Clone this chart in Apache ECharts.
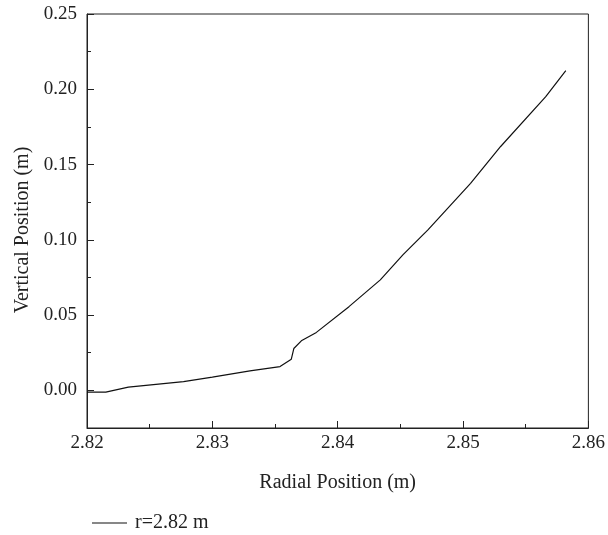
◆ ◆ ◆ ◆
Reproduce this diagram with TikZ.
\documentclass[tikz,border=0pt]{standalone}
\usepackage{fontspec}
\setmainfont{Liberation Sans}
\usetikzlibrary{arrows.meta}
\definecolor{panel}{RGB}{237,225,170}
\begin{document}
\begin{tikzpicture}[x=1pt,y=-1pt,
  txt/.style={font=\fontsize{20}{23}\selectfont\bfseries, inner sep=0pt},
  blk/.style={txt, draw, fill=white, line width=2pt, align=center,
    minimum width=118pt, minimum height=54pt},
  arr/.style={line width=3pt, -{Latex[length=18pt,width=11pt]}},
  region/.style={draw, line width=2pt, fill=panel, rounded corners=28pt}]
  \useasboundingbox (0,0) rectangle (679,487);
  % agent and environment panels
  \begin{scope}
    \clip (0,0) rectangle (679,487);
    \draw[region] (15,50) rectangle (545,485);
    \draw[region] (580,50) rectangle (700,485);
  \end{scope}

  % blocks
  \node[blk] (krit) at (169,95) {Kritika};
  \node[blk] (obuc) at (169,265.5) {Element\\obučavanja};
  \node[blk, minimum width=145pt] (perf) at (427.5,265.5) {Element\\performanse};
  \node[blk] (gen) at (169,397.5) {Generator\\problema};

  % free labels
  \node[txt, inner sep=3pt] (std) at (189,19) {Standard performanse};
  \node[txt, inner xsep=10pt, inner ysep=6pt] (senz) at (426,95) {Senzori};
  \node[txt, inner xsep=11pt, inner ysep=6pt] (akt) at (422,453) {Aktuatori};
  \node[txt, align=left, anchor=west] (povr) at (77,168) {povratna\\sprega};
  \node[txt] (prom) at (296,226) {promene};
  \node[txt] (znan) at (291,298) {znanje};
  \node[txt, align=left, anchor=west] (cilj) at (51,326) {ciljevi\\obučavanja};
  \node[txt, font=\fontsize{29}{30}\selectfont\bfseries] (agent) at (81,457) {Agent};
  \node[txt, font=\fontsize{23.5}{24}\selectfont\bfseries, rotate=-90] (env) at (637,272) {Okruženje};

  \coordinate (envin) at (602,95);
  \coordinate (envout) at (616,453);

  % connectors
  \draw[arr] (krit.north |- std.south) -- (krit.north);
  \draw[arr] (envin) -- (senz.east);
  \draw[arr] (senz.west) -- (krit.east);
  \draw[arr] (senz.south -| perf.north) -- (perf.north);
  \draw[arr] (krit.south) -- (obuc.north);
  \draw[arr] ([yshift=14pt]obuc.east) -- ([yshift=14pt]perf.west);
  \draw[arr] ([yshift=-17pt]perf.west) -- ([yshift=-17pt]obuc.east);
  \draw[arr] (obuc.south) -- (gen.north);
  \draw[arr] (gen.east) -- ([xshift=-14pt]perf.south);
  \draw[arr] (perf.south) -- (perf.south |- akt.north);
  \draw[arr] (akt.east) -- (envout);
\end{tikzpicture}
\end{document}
◆ ◆ ◆ ◆
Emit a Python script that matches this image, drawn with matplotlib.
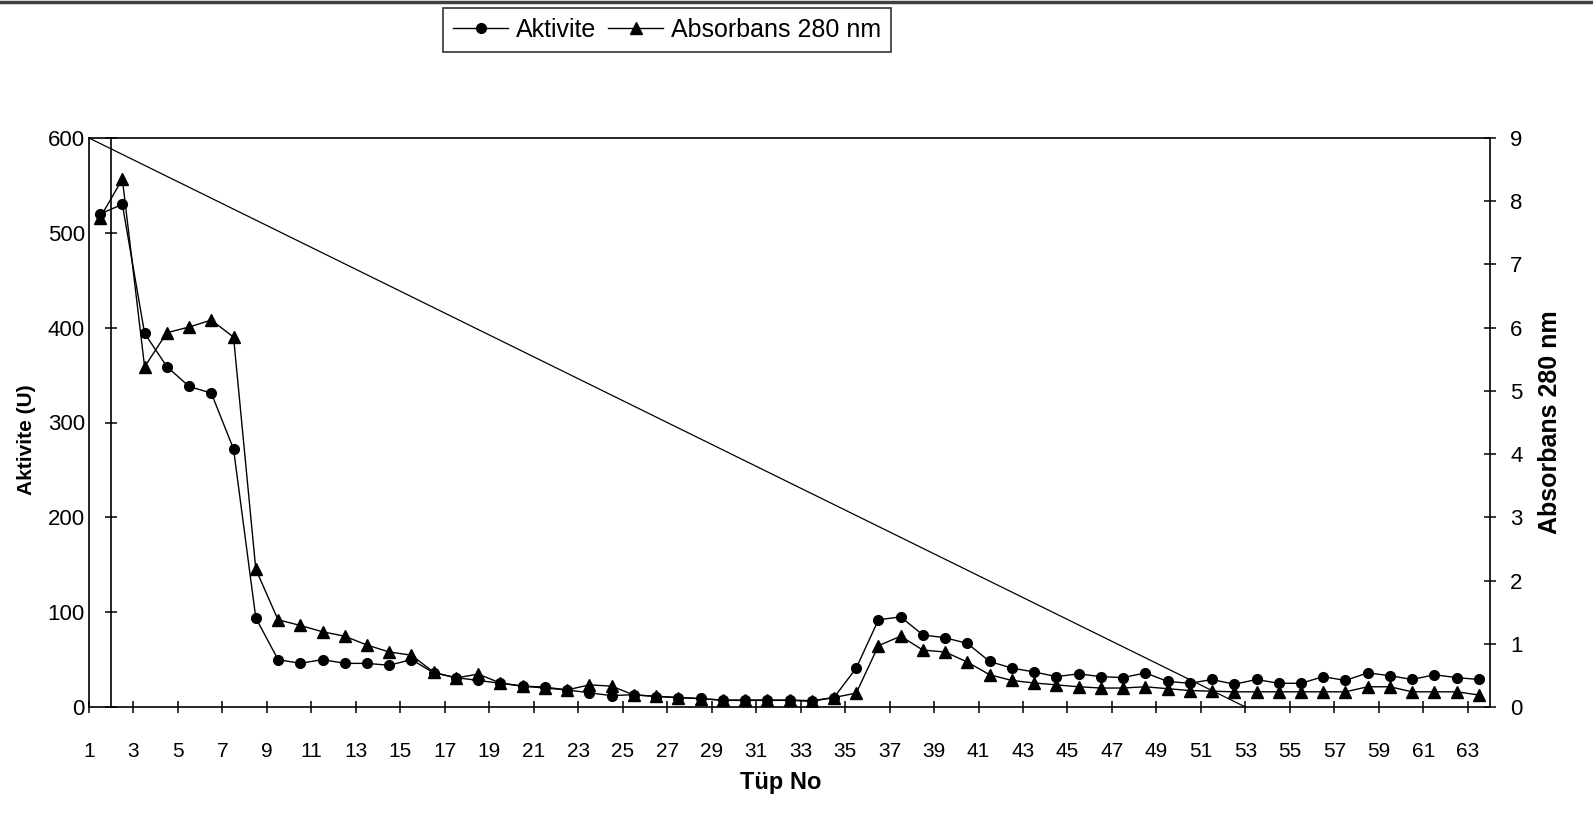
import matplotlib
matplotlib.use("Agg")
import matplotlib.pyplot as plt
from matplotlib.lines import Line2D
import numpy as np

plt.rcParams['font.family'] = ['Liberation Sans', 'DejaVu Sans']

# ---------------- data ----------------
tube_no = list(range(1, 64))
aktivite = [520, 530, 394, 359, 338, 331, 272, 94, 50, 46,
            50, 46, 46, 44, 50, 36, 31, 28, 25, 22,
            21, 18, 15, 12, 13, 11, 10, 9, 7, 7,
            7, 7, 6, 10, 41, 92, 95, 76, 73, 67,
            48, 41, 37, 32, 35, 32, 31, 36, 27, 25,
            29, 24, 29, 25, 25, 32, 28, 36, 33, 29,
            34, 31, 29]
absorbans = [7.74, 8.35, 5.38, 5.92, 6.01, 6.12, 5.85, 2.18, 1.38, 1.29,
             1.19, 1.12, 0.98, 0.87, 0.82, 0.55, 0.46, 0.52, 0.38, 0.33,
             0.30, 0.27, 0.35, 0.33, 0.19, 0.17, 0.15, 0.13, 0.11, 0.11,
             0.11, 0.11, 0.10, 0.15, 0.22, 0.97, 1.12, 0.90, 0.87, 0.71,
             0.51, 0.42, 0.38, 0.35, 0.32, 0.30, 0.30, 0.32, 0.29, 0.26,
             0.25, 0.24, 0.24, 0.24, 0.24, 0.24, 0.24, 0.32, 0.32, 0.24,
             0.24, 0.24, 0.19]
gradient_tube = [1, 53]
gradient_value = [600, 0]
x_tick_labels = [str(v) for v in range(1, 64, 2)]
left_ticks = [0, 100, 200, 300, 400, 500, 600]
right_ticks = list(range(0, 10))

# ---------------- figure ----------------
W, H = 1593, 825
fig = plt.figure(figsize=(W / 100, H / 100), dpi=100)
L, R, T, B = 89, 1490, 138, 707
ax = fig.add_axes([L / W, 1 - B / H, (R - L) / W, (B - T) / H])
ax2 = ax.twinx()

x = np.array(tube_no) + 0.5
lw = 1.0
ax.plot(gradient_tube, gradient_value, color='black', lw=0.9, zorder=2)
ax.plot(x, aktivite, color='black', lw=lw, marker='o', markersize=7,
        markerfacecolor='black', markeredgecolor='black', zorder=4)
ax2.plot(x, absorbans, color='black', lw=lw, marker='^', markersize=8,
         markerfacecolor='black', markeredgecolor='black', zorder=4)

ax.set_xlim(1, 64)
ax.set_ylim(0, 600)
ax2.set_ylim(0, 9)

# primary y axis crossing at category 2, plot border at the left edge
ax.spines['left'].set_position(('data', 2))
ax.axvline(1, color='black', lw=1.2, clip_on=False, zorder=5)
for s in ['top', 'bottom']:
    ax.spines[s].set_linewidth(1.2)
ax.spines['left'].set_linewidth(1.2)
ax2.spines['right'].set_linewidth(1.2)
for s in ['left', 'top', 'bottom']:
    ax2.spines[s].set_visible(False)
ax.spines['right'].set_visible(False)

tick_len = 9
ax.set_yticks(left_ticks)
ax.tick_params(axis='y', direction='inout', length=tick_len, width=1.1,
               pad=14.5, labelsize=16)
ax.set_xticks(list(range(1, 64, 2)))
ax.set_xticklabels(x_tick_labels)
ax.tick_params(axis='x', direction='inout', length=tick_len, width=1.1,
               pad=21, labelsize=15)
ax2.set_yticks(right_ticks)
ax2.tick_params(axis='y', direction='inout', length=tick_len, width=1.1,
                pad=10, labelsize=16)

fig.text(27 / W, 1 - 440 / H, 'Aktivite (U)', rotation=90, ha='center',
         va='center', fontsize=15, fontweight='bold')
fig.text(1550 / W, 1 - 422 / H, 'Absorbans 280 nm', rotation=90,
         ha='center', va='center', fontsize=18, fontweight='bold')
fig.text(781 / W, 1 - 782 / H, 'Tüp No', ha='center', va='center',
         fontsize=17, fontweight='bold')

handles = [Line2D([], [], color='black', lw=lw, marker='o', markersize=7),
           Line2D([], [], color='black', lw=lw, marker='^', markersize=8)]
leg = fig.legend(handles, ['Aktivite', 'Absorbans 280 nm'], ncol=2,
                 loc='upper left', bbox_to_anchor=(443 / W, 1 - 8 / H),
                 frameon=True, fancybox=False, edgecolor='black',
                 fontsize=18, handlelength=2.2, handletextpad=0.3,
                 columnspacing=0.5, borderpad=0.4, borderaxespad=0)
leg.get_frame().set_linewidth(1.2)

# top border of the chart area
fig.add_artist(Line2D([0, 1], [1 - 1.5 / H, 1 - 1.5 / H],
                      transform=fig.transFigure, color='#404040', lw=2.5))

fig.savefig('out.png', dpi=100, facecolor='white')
◆ ◆ ◆ ◆
*Prompt*
Give back the exact lines above, running from the one that has "Emit a Python" through the one that has "plt.rcParams['font.family'] = ['Liberation", with nothing added and no pictures.

*Full solution*
Emit a Python script that matches this image, drawn with matplotlib.
import matplotlib
matplotlib.use("Agg")
import matplotlib.pyplot as plt
from matplotlib.lines import Line2D
import numpy as np

plt.rcParams['font.family'] = ['Liberation Sans', 'DejaVu Sans']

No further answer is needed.